Defamation: An actionable statement must sufficiently
identify the person who is being criticized to a “reasonable individual”
reading the statement. If “extrinsic facts and circumstances” are needed to
show that a statement refers to a particular plaintiff, it’s not defamation per
se. The challenged statements didn’t identify any particular person by name,
let alone any of the plaintiffs. Plaintiffs argued that this was group defamation:
a statement can identify the persons in the group if the group is “sufficiently
small and the words may reasonably be understood to have personal reference and
application to any member of the group.” Plaintiffs’ group was around 12
diplomates certified by the Board. But
that wasn’t enough, because the first challenged statement could reasonably be
interpreted to refer to any forensic document practitioner who has not
completed the specified training program—not just the twelve examiners
certified by the Board. It even says, “There are large numbers of practitioners
who do not meet the training standard.”
So too with the second and third statements, which promoted
the American Board without explicitly naming the Board.

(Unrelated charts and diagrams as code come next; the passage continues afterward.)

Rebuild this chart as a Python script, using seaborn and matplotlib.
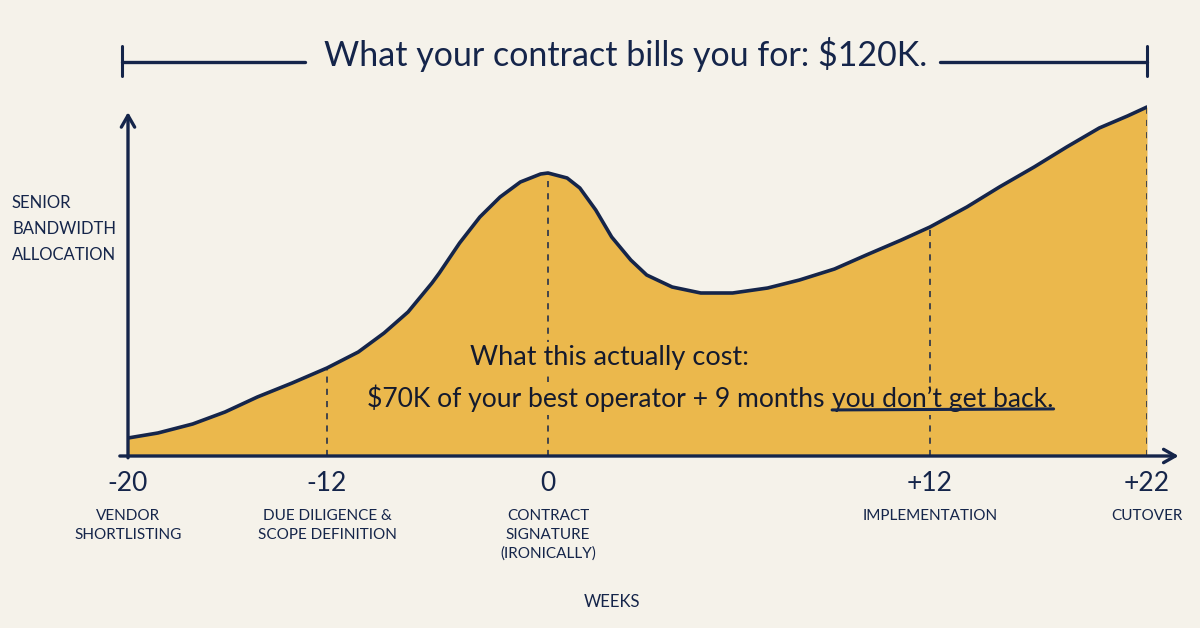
import numpy as np
import matplotlib
matplotlib.use("Agg")
import matplotlib.pyplot as plt
import seaborn as sns
from matplotlib.lines import Line2D

# ---- data ----
weeks = [-20, -18.8, -17.4, -16.1, -14.8, -13.4, -12, -10.3, -8.9, -7.6, -6.3, -5.9, -4.8, -3.7,
         -2.6, -1.5, -0.4, 0, 0.6, 1.0, 1.5, 2.0, 2.6, 3.1, 3.9, 4.8, 5.8, 6.9, 7.9, 9.0, 10.0,
         11.1, 12.0, 13.7, 15.2, 16.8, 18.3, 19.8, 21.1, 22]
bandwidth = [18, 23, 32, 44, 59, 73, 88, 104, 123, 144, 173, 183, 213, 239,
             259, 274, 282, 283, 278, 268, 246, 219, 196, 181, 169, 163, 163, 168, 176, 187, 201,
             216, 229, 249, 269, 289, 309, 328, 340, 349]

milestone_weeks = [-20, -12, 0, 12, 22]
milestone_ticks = ["-20", "-12", "0", "+12", "+22"]
milestone_names = ["VENDOR\nSHORTLISTING", "DUE DILIGENCE &\nSCOPE DEFINITION",
                   "CONTRACT\nSIGNATURE\n(IRONICALLY)", "IMPLEMENTATION", "CUTOVER"]

title = "What your contract bills you for: $120K."
cost_line1 = "What this actually cost:"
cost_line2 = "$70K of your best operator + 9 months"
cost_line2_end = "you don\u2019t get back."

# ---- style ----
BG = "#F5F2EA"
FILL = "#EBB84C"
NAVY = "#15254A"
INK = "#141a2e"

sns.set_theme(style="white")
plt.rcParams["font.family"] = ["Lato", "DejaVu Sans"]

# the hand drawn week axis is not evenly spaced
spacing = [0, 199, 420, 802, 1019]


def fwd(x):
    x = np.asarray(x, dtype=float)
    y = np.interp(x, milestone_weeks, spacing)
    lo = (spacing[1] - spacing[0]) / (milestone_weeks[1] - milestone_weeks[0])
    hi = (spacing[-1] - spacing[-2]) / (milestone_weeks[-1] - milestone_weeks[-2])
    y = np.where(x < milestone_weeks[0], spacing[0] + (x - milestone_weeks[0]) * lo, y)
    y = np.where(x > milestone_weeks[-1], spacing[-1] + (x - milestone_weeks[-1]) * hi, y)
    return y


def inv(p):
    p = np.asarray(p, dtype=float)
    x = np.interp(p, spacing, milestone_weeks)
    lo = (milestone_weeks[1] - milestone_weeks[0]) / (spacing[1] - spacing[0])
    hi = (milestone_weeks[-1] - milestone_weeks[-2]) / (spacing[-1] - spacing[-2])
    x = np.where(p < spacing[0], milestone_weeks[0] + (p - spacing[0]) * lo, x)
    x = np.where(p > spacing[-1], milestone_weeks[-1] + (p - spacing[-1]) * hi, x)
    return x


fig = plt.figure(figsize=(12, 6.28), dpi=100, facecolor=BG)
ax = fig.add_axes([128 / 1200, 172 / 628, 1019 / 1200, 356 / 628])
ax.set_facecolor("none")
ax.set_xscale("function", functions=(fwd, inv))

# area + curve
ax.fill_between(weeks, bandwidth, 0, color=FILL, linewidth=0, zorder=1)
sns.lineplot(x=weeks, y=bandwidth, ax=ax, color=NAVY, linewidth=2.6, sort=False, zorder=3)
ax.lines[-1].set_solid_joinstyle("round")

# dashed milestone markers up to the curve
marker_tops = np.interp(milestone_weeks[1:], weeks, bandwidth)
ax.vlines(milestone_weeks[1:], 0, marker_tops, colors=NAVY, linestyles=(0, (4, 4)),
          linewidth=1.1, zorder=2)

ax.set_xlim(-20, 22)
ax.set_ylim(0, 356)
for s in ax.spines.values():
    s.set_visible(False)
ax.set_yticks([])
ax.set_xticks(milestone_weeks)
ax.set_xticklabels(milestone_ticks, fontsize=19, color=NAVY)
ax.tick_params(axis="x", direction="inout", length=18, width=1.6, color=NAVY, pad=2)
ax.set_xlabel("")
ax.set_ylabel("")

# axes arrows
ax.annotate("", xy=(1.031, 0), xytext=(-0.008, 0), xycoords="axes fraction",
            arrowprops=dict(arrowstyle="->,head_length=0.7,head_width=0.4", color=NAVY, lw=2.4,
                            shrinkA=0, shrinkB=0), annotation_clip=False, zorder=4)
ax.annotate("", xy=(0, 0.966), xytext=(0, -0.005), xycoords="axes fraction",
            arrowprops=dict(arrowstyle="->,head_length=0.7,head_width=0.4", color=NAVY, lw=2.4,
                            shrinkA=0, shrinkB=0), annotation_clip=False, zorder=4)

# phase names under the ticks
for w, name in zip(milestone_weeks, milestone_names):
    ax.text(w, -0.148, name, transform=ax.get_xaxis_transform(), ha="center", va="top",
            fontsize=11, color=NAVY, linespacing=1.45)
ax.text(0.475, -0.41, "WEEKS", transform=ax.transAxes, ha="center", va="center",
        fontsize=12, color=NAVY)

# y axis label
fig.text(0.01, 0.69, "SENIOR\nBANDWIDTH\nALLOCATION", ha="left", va="top",
         fontsize=12, color=NAVY, linespacing=1.8)

# cost annotation inside the area
box = dict(facecolor=FILL, edgecolor="none", pad=2)
ax.text(-4.24, 99, cost_line1, ha="left", va="center", fontsize=19.5, color=INK, bbox=box, zorder=5)
t2a = ax.text(-9.83, 44, cost_line2, ha="left", va="bottom", fontsize=19.1, color=INK,
              bbox=box, zorder=5)
t2b = ax.annotate(cost_line2_end, xy=(1, 0), xycoords=t2a, xytext=(5.5, 0), textcoords="offset points",
                  ha="left", va="bottom", fontsize=19.1, color=INK, bbox=box, zorder=5)
ax.annotate("", xy=(1.0, 0.12), xycoords=t2b, xytext=(0.0, 0.08), textcoords=t2b,
            arrowprops=dict(arrowstyle="-", color=NAVY, lw=2.2, shrinkA=0, shrinkB=0), zorder=6)

# title bracket
fig.text(0.521, 1 - 55 / 628, title, ha="center", va="center", fontsize=24.5, color=NAVY)
y_b = 1 - 62 / 628
for x0, x1, xt in [(122, 305, 122), (940, 1147, 1147)]:
    fig.add_artist(Line2D([x0 / 1200, x1 / 1200], [y_b, y_b], color=NAVY, lw=2.4))
    fig.add_artist(Line2D([xt / 1200, xt / 1200], [1 - 46 / 628, 1 - 76 / 628], color=NAVY, lw=2.2))

fig.savefig("out.png", dpi=100, facecolor=BG)
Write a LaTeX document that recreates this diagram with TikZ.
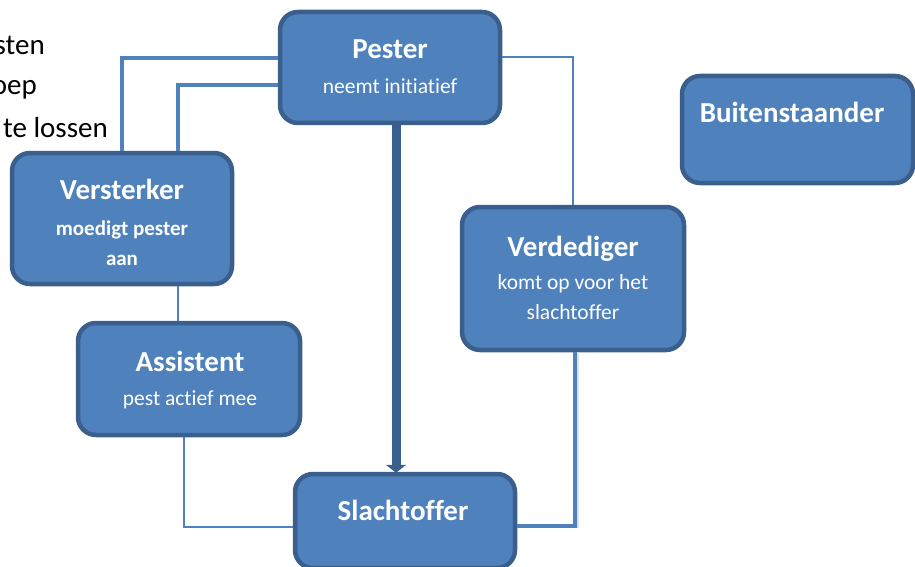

Plaintiff Sulner claimed that he was the
specific target of the fourth statement, “look out for” someone who is a “Member
of American Academy of Forensic Sciences but not the Questioned Documents
Section.” Sulner alleged that he was the only certified forensic document
examiner “known to be” a member of the American Academy of Forensic Sciences
but not a member of the Questioned Documents Section (because members can only
be in one section and as an attorney he was in the Jurisprudence section). But anyone who is a member of the American
Academy of Forensic Sciences but not the Questioned Documents Section fit into
the statement. Also, Sulner didn’t
allege that a reasonable reader somehow has access to all the relevant
information and thus would interpret the statement to target him. “Even if some
extraordinarily enterprising reader of The Judges’ Journal pieced all of that
together, where a ‘speaker is meticulous enough to preserve the anonymity of an
individual … the speaker should not be exposed to liability for defamation
because someone ferrets out the identity of the individual.’”
Separately, the statements constituted non-actionable
opinion. The court first framed the
overall context: it’s a “scholarly” journal, setting the stage for the article
to be received as opinion, “because reasonable readers (especially judges) know
that scholarly journals often present one side or the other in opinionated
debates.” And the relevant article explicitly presented itself as offering
suggestions for judges to consider in evaluating the expertise of document
examiners. The intro for “What to look for” and “What to look out for” “employs
the language of opinion, not hard facts”: “While judges are responsible for
being court gatekeepers, I, as a practicing forensic document examiner, would
like to respectfully suggest ways to differentiate between the true
professional and the lesser-qualified practitioners.” The entire section of the
article was called, “Gatekeeping Tips from a Practitioner,” indicating that
this is the author’s viewpoint.
The individual statements also used the language of opinion,
such as “appropriately trained
forensic document examiner” (emphasis added), and “recognized by the broader
forensic science community, law enforcement, and courts ….” There was no way to verify the American
Board’s “recognition” in the community, and the sweeping breadth of the
statement made it even less fact-like/verifiable. The third and fourth statements were part of
the section “What to look out for,” which already spoke in the language of an
opinion. And the intro sentence says that the author “suggests” that judges
look for certain things to distinguish between a “true” professional and “lesser”-qualified
practitioners. “Suggests,” “true,” and “lesser” “all signify that Vastrick is expressing
his opinions in offering the lists.”
Without a factual statement, the false light and state-law
false advertising claims also failed, as did the Lanham Act claim--without even needing to address the question of whether the article constituted "commercial advertising or promotion."